__Directive__: All lines from the beginning of the listing through the line with "[frame] (0, 0) rectangle (1244, 985);" are to be copied word for word; the pictures are not.

__Collected material__:
=-=-=-=-=
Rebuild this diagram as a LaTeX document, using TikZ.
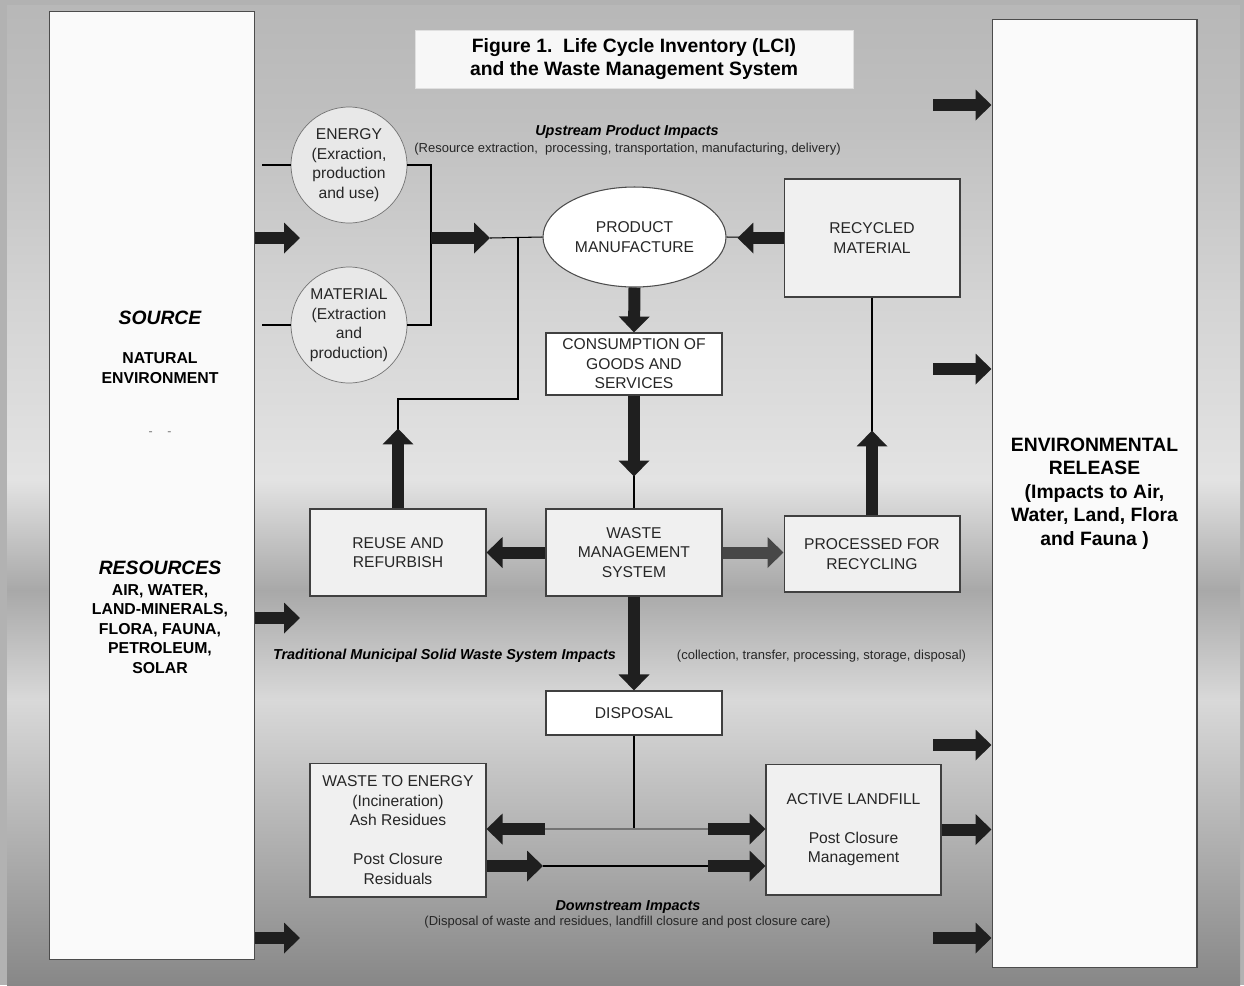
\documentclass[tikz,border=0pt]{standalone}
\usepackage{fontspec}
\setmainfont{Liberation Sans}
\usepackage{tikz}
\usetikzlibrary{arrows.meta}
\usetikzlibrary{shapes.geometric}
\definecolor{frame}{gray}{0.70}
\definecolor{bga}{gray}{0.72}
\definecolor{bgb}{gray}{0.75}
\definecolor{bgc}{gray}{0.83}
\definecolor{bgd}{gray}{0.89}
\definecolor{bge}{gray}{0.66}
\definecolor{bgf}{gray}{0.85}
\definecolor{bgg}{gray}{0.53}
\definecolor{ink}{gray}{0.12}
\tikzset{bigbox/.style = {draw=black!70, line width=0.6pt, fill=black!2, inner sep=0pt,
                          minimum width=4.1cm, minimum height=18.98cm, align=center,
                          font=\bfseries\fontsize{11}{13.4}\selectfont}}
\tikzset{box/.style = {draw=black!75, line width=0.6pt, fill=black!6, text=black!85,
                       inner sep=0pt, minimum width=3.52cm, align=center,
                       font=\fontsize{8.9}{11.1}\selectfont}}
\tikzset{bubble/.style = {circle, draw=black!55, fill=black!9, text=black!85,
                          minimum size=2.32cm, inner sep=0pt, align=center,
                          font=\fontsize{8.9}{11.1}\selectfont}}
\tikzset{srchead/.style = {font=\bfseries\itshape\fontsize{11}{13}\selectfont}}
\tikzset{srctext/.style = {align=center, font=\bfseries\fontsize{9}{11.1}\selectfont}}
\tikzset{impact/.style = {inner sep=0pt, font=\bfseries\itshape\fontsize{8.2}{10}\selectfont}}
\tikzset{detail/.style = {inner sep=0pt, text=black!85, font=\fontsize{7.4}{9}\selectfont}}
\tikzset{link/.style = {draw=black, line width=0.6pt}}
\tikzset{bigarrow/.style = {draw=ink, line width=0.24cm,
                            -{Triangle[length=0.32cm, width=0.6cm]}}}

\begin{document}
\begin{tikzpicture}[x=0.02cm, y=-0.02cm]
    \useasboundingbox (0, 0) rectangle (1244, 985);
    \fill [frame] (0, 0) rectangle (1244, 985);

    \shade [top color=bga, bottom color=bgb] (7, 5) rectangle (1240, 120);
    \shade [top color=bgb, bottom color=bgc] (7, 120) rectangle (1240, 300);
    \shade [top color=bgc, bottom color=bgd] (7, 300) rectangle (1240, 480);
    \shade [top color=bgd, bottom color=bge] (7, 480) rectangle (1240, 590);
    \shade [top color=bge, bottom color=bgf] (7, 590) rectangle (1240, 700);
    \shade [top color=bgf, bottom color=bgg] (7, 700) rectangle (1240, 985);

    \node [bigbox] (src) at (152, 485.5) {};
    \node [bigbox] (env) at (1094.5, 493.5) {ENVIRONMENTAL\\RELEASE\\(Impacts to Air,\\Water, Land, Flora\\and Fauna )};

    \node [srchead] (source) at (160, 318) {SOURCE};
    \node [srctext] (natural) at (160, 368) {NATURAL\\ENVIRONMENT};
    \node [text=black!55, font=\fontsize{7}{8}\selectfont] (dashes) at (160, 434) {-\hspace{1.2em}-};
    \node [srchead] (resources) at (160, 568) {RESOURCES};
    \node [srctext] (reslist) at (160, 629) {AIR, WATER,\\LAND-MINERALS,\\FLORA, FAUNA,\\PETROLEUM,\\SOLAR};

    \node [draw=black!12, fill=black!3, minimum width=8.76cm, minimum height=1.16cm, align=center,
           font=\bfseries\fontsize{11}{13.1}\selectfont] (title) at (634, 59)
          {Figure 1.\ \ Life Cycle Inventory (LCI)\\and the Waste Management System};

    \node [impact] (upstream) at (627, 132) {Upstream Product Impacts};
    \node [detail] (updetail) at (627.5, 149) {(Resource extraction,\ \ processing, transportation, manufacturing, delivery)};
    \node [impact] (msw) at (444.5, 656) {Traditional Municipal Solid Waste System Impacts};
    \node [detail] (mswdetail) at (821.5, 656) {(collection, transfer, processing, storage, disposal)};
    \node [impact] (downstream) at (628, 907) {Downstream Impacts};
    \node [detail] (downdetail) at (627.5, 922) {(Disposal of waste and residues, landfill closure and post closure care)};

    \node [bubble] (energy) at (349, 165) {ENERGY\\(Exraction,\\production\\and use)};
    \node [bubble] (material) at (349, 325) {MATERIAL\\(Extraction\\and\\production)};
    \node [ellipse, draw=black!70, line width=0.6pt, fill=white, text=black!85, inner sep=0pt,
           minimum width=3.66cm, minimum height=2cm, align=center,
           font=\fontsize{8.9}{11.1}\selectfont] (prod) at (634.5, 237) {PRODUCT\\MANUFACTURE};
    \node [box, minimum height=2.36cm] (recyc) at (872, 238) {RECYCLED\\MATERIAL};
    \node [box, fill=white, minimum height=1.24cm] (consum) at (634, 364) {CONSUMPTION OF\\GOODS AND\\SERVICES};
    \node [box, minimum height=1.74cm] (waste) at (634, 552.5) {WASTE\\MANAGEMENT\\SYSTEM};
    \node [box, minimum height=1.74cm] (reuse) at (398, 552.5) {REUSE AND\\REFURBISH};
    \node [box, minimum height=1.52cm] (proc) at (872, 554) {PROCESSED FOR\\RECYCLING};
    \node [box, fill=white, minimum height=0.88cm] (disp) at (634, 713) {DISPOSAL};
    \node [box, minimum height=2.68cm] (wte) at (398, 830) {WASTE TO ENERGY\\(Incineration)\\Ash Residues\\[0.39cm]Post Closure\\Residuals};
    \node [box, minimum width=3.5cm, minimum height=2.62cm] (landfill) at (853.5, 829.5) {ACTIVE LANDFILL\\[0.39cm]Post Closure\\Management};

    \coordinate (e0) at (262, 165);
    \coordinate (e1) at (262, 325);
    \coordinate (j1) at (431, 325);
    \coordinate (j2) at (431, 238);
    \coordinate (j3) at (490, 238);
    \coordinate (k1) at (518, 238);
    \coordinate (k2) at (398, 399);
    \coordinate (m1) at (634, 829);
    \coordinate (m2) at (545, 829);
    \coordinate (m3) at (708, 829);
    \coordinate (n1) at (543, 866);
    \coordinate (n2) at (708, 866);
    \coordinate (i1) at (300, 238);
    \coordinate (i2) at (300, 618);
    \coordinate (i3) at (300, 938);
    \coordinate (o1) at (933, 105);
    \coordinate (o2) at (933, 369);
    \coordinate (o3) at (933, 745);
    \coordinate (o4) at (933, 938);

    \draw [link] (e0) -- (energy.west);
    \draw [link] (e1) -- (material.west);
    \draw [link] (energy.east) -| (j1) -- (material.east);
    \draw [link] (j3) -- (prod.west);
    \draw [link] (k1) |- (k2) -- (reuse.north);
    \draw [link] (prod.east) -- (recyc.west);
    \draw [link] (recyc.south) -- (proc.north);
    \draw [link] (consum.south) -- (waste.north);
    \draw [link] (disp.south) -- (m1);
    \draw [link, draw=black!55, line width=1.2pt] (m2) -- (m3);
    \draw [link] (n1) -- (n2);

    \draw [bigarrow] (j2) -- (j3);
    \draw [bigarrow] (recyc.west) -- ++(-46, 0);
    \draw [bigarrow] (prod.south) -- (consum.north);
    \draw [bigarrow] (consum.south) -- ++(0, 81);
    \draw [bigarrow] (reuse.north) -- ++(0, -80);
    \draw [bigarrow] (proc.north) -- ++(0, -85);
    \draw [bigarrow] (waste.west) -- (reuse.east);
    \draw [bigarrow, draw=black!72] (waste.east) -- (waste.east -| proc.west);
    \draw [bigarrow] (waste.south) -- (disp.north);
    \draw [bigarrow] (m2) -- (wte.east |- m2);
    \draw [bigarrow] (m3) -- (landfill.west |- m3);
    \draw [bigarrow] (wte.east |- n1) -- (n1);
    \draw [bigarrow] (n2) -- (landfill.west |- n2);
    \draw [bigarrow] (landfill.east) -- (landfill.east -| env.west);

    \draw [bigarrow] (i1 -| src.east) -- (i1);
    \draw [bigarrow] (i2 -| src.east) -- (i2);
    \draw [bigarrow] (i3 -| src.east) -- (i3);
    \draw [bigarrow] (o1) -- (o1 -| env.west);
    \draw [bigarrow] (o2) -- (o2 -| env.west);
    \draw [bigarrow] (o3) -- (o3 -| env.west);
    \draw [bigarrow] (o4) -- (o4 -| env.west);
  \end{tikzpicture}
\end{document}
=-=-=-=-=
__Response to the exercise__:
Rebuild this diagram as a LaTeX document, using TikZ.
\documentclass[tikz,border=0pt]{standalone}
\usepackage{fontspec}
\setmainfont{Liberation Sans}
\usepackage{tikz}
\usetikzlibrary{arrows.meta}
\usetikzlibrary{shapes.geometric}
\definecolor{frame}{gray}{0.70}
\definecolor{bga}{gray}{0.72}
\definecolor{bgb}{gray}{0.75}
\definecolor{bgc}{gray}{0.83}
\definecolor{bgd}{gray}{0.89}
\definecolor{bge}{gray}{0.66}
\definecolor{bgf}{gray}{0.85}
\definecolor{bgg}{gray}{0.53}
\definecolor{ink}{gray}{0.12}
\tikzset{bigbox/.style = {draw=black!70, line width=0.6pt, fill=black!2, inner sep=0pt,
                          minimum width=4.1cm, minimum height=18.98cm, align=center,
                          font=\bfseries\fontsize{11}{13.4}\selectfont}}
\tikzset{box/.style = {draw=black!75, line width=0.6pt, fill=black!6, text=black!85,
                       inner sep=0pt, minimum width=3.52cm, align=center,
                       font=\fontsize{8.9}{11.1}\selectfont}}
\tikzset{bubble/.style = {circle, draw=black!55, fill=black!9, text=black!85,
                          minimum size=2.32cm, inner sep=0pt, align=center,
                          font=\fontsize{8.9}{11.1}\selectfont}}
\tikzset{srchead/.style = {font=\bfseries\itshape\fontsize{11}{13}\selectfont}}
\tikzset{srctext/.style = {align=center, font=\bfseries\fontsize{9}{11.1}\selectfont}}
\tikzset{impact/.style = {inner sep=0pt, font=\bfseries\itshape\fontsize{8.2}{10}\selectfont}}
\tikzset{detail/.style = {inner sep=0pt, text=black!85, font=\fontsize{7.4}{9}\selectfont}}
\tikzset{link/.style = {draw=black, line width=0.6pt}}
\tikzset{bigarrow/.style = {draw=ink, line width=0.24cm,
                            -{Triangle[length=0.32cm, width=0.6cm]}}}

\begin{document}
\begin{tikzpicture}[x=0.02cm, y=-0.02cm]
    \useasboundingbox (0, 0) rectangle (1244, 985);
    \fill [frame] (0, 0) rectangle (1244, 985);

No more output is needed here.